My kids have watched several SPS board meetings and find them full of the dumbest people making self serving style monologues, "Do these people ever say anything" " What a waste of time" " they are all liars" " have they ever been to my school" " they only care about appearances" These are common comments people make at the viewings I hold at my house with my children and other parents and students.

I would like to see SPS show at least one full board meeting to every high school student and then have a Q&A after.

JS
JS, I have been to and watched more Board meetings than most people here. Of course, I still follow them.

That you allow your children to think the Board directors are "dumb" and "all liars", well, that's on you. It's not true.

Board meetings are like any public meeting; not always easy to follow, not easy to know all the players, not easy to know what is being left out, and, of course, what came before.
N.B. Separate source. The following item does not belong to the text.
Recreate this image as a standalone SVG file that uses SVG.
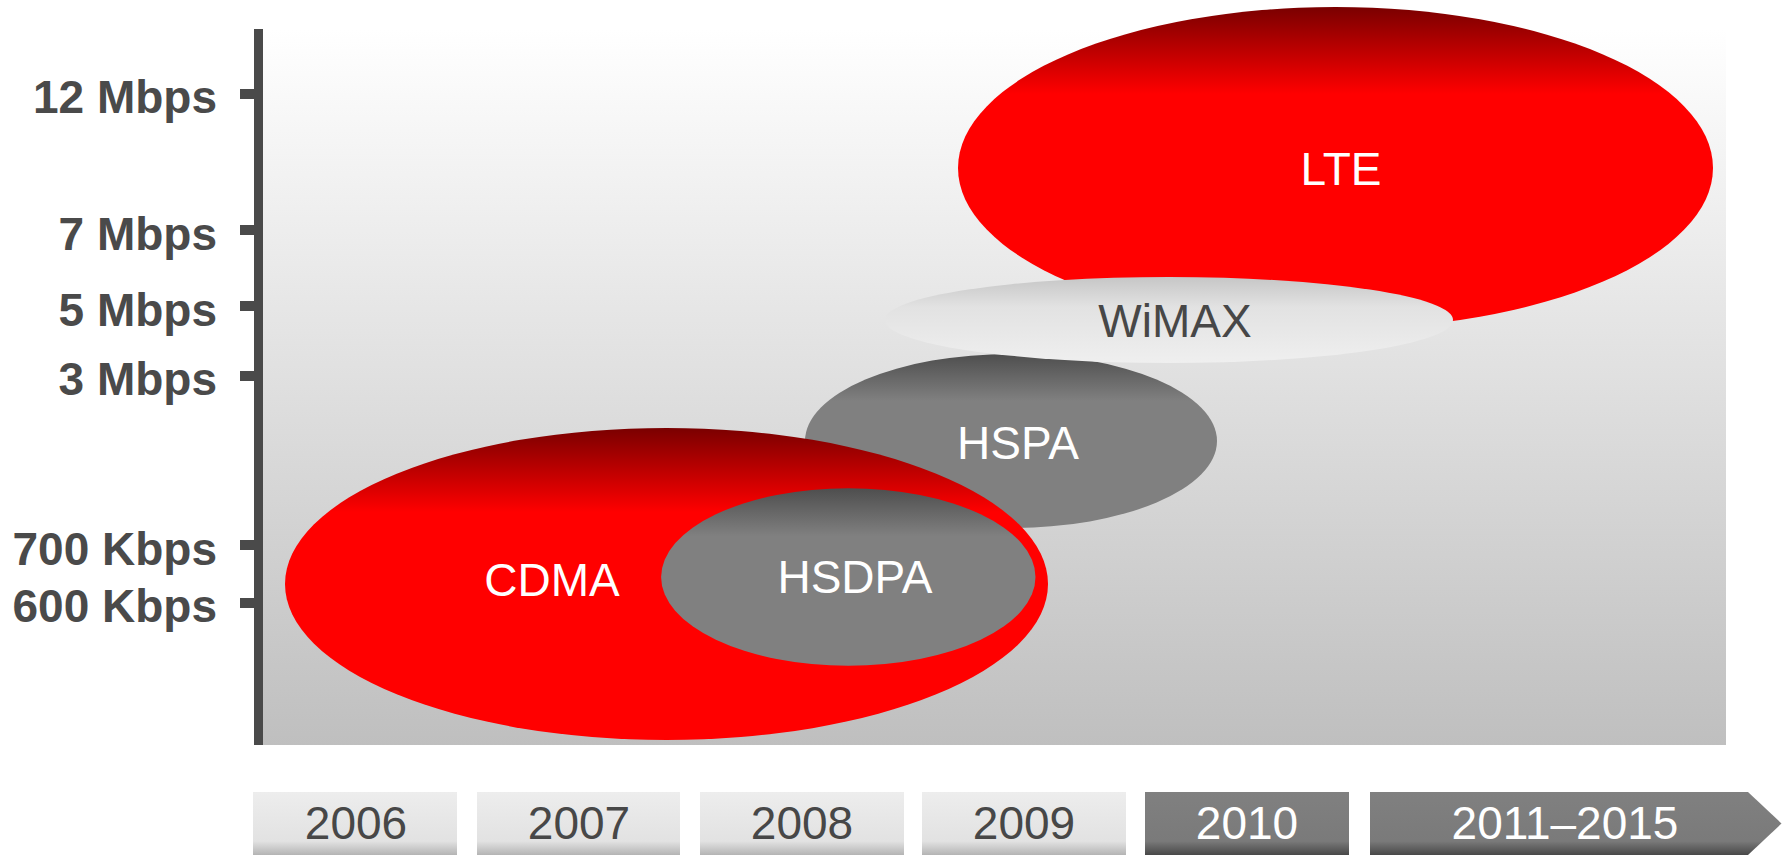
<svg xmlns="http://www.w3.org/2000/svg" width="1788" height="855" viewBox="0 0 1788 855">
  <defs>
    <linearGradient id="bg" x1="0" y1="0" x2="0" y2="1">
      <stop offset="0" stop-color="#ffffff"/>
      <stop offset="1" stop-color="#bfbfbf"/>
    </linearGradient>
    <linearGradient id="red" x1="0" y1="0" x2="0" y2="1">
      <stop offset="0" stop-color="#7a0000"/>
      <stop offset="0.27" stop-color="#ff0000"/>
      <stop offset="1" stop-color="#ff0000"/>
    </linearGradient>
    <linearGradient id="grey" x1="0" y1="0" x2="0" y2="1">
      <stop offset="0" stop-color="#4e4e4e"/>
      <stop offset="0.27" stop-color="#808080"/>
      <stop offset="1" stop-color="#808080"/>
    </linearGradient>
    <linearGradient id="wimax" x1="0" y1="0" x2="0" y2="1">
      <stop offset="0" stop-color="#c6c6c6"/>
      <stop offset="0.35" stop-color="#e2e2e2"/>
      <stop offset="1" stop-color="#efefef"/>
    </linearGradient>
    <linearGradient id="boxLight" x1="0" y1="0" x2="0" y2="1">
      <stop offset="0" stop-color="#ededed"/>
      <stop offset="0.78" stop-color="#e2e2e2"/>
      <stop offset="1" stop-color="#b4b4b4"/>
    </linearGradient>
    <linearGradient id="boxDark" x1="0" y1="0" x2="0" y2="1">
      <stop offset="0" stop-color="#808080"/>
      <stop offset="0.78" stop-color="#7a7a7a"/>
      <stop offset="1" stop-color="#484848"/>
    </linearGradient>
    <style>
      .axlbl { font-family: "Liberation Sans", Arial, sans-serif; font-size: 46px; font-weight: bold; fill: #4a4a4a; text-anchor: end; }
      .tick { fill: #4a4a4a; }
      .lbl { font-family: "Liberation Sans", Arial, sans-serif; font-size: 46px; text-anchor: middle; }
      .white { fill: #ffffff; }
      .dark { fill: #474747; }
    </style>
  </defs>

  <g id="background">
    <rect x="263" y="29" width="1463" height="716" fill="url(#bg)"/>
  </g>

  <g id="y-axis">
    <rect x="254" y="29" width="9" height="716" class="tick"/>
    <rect x="240" y="89" width="14" height="10" class="tick"/>
    <rect x="240" y="225" width="14" height="10" class="tick"/>
    <rect x="240" y="301" width="14" height="10" class="tick"/>
    <rect x="240" y="371" width="14" height="10" class="tick"/>
    <rect x="240" y="540" width="14" height="10" class="tick"/>
    <rect x="240" y="598" width="14" height="10" class="tick"/>
    <text class="axlbl" x="217" y="113">12 Mbps</text>
    <text class="axlbl" x="217" y="250">7 Mbps</text>
    <text class="axlbl" x="217" y="326">5 Mbps</text>
    <text class="axlbl" x="217" y="395">3 Mbps</text>
    <text class="axlbl" x="217" y="565">700 Kbps</text>
    <text class="axlbl" x="217" y="622">600 Kbps</text>
  </g>

  <g id="node-lte">
    <ellipse cx="1335.5" cy="168" rx="377.5" ry="161" fill="url(#red)"/>
    <text class="lbl white" x="1341" y="185">LTE</text>
  </g>

  <g id="node-hspa">
    <ellipse cx="1011" cy="441" rx="206" ry="87" fill="url(#grey)"/>
    <text class="lbl white" x="1018" y="459">HSPA</text>
  </g>

  <g id="node-wimax">
    <ellipse cx="1169" cy="320" rx="284" ry="43" fill="url(#wimax)"/>
    <text class="lbl dark" x="1175" y="337">WiMAX</text>
  </g>

  <g id="node-cdma">
    <ellipse cx="666.5" cy="584" rx="381.5" ry="156" fill="url(#red)"/>
    <text class="lbl white" x="552" y="596">CDMA</text>
  </g>

  <g id="node-hsdpa">
    <ellipse cx="848.3" cy="577" rx="187.2" ry="88.7" fill="url(#grey)"/>
    <text class="lbl white" x="855" y="593">HSDPA</text>
  </g>

  <g id="connectors"/>

  <g id="timeline">
    <g id="year-2006">
      <rect x="253" y="792" width="204" height="63" fill="url(#boxLight)"/>
      <text class="lbl dark" x="356" y="839">2006</text>
    </g>
    <g id="year-2007">
      <rect x="477" y="792" width="203" height="63" fill="url(#boxLight)"/>
      <text class="lbl dark" x="579" y="839">2007</text>
    </g>
    <g id="year-2008">
      <rect x="700" y="792" width="204" height="63" fill="url(#boxLight)"/>
      <text class="lbl dark" x="802" y="839">2008</text>
    </g>
    <g id="year-2009">
      <rect x="922" y="792" width="204" height="63" fill="url(#boxLight)"/>
      <text class="lbl dark" x="1024" y="839">2009</text>
    </g>
    <g id="year-2010">
      <rect x="1145" y="792" width="204" height="63" fill="url(#boxDark)"/>
      <text class="lbl white" x="1247" y="839">2010</text>
    </g>
    <g id="year-2011-2015">
      <polygon points="1370,792 1748,792 1781.5,823.5 1748,855 1370,855" fill="url(#boxDark)"/>
      <text class="lbl white" x="1565" y="839">2011–2015</text>
    </g>
  </g>
</svg>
I would be happy to sit down with a group of high school students and explain a Board meeting to them. But it's more complicated than sitting in your living room and making snide comments.
Anonymous said…
Significant procedural changes are being proposed for school approval of on-line courses (or "out-of-district" courses, as SPS is calling them). See this week's board agenda (vote on Wed). Board Policy C16.00, "Acceptance of Correspondence or College Courses for High School Credit," would be repealed and the reworked policy would be put into a revised Superintendent Policy 2024SP. This takes it out of Board oversight, as SP's can be changed without Board approval (or public comment). Intentionally or unintentionally, the revised policy will severely restrict options for students wanting to access advanced coursework outside of SPS.

From a decision tree in the newly proposed SP:

• Courses must be taught by one of the following:
o OSPI approved online course provider;
o Accredited community college, technical college, or university in Washington State;
o Approved private school in Washington State. All private schools in Washington must be approved in order to operate, so any private school where a student might take a course is approved;
o High school or online school in a school district in Washington State.

• If the course is provided by one of the above institutions, proceed to the next question. If not, deny the request.


According to current Policy C16.00, institutions include:

- Community colleges, technical colleges, four-year colleges and universities (either private or public), and approved private schools high schools in Washington state;

The new policy would eliminate courses taken through out-of-state colleges and universities, unless on the list of approved OSPI providers (it's a pretty short list, and only BYU seems to be listed).

http://www.k12.wa.us/ALD/Providers/ApprovedProviders.aspx

yikes
Anonymous said…
I'm not allowing them to do anything of the sort. A few members are just goofy and the comments I posted were hi-lighting reactions of students to both members comments as well as speakers comments.

So it seems you are suggesting we are all too stupid or uninformed to make snide comments? is that right?

You know better because you either attend or watched every single board meeting, but why?

You wrote that you don't know if SEA even likes you. Come on I've seen the emails between you and SEA leadership. You were especially cozy will the PR women, what's her name?

The fact that you think high school students need a broad meeting translator speaks to support my point exactly.

The whole public school system is a racket that feeds off of parent's and tax payer's ignorance of the corruption and the district's impunity towards families. The teachers are willing co conspirators in the whole sham.

I was recently introduced to the PSED and it's meddling in SPS affairs. I bet 99.5% of parents have never heard of the PSED and would be shocked by it's existence and fees.

I guess I should be thankful that our board members are not paid, I would be pushing for refunds!

JS
Anonymous said…
Yikes, thanks for the heads up that the Board will be voting on this online course policy this week. I have just sent an email asking the Board to amend the policy to allow high school students to take online foreign language classes from non-OSPI approved providers who might be out of state. I have a current senior and an incoming freshman. I'm well aware that some of our high schools have limited foreign language choices and teacher shortages. My older kid wasn't interested in any of the languages offered at his school and took an online Hebrew class instead offered by a college in Philadelphia and designed specifically for high school students. He wasn't subject to the new high school graduation requirement of two years of foreign language study, but he applied to colleges that required 2 or 3 years of foreign language in high school. So far, every school he has applied to has accepted his transcript from the online course. No problem. My daughter wants to do the same thing,but under this new decision tree, she won't be able to. I don't understand why, when we know we have scarce resources for foreign language study in our schools, we would restrict students' access to online courses to meet this new graduation requirement. If you agree with me, please write to the Board. I'm also going to try to sign up to testify about this.

Concerned Parent
Anonymous said…
What seems missing from the work group analysis of online coursework - actual analysis. What classes are being taken online, by whom, and for what reasons? For credit recovery? To access more advanced courses? To access classes SPS simply doesn't offer (like Hebrew)? Where is the data to suggest online coursework in MS may leave some students unprepared for HS courses? Haven't some students been forced to use online providers (at WMS and RESMS)? And why shouldn't MS students be able to receive HS credit for a HS level course? With the new 24 credit requirement, you'd think SPS would be looking for ways to increase pathways for students to get those credits. Shouldn't the decision tree work toward flexibility for students? The limitations put in place because of supposed "shopping around" and GPA boosting is just odd. Are they talking about academic scholarships, or sports scholarships?

lotsa questions
JS, you sure read a lot into what I said (and read wrong). But you seem on a tear so I'll let you be.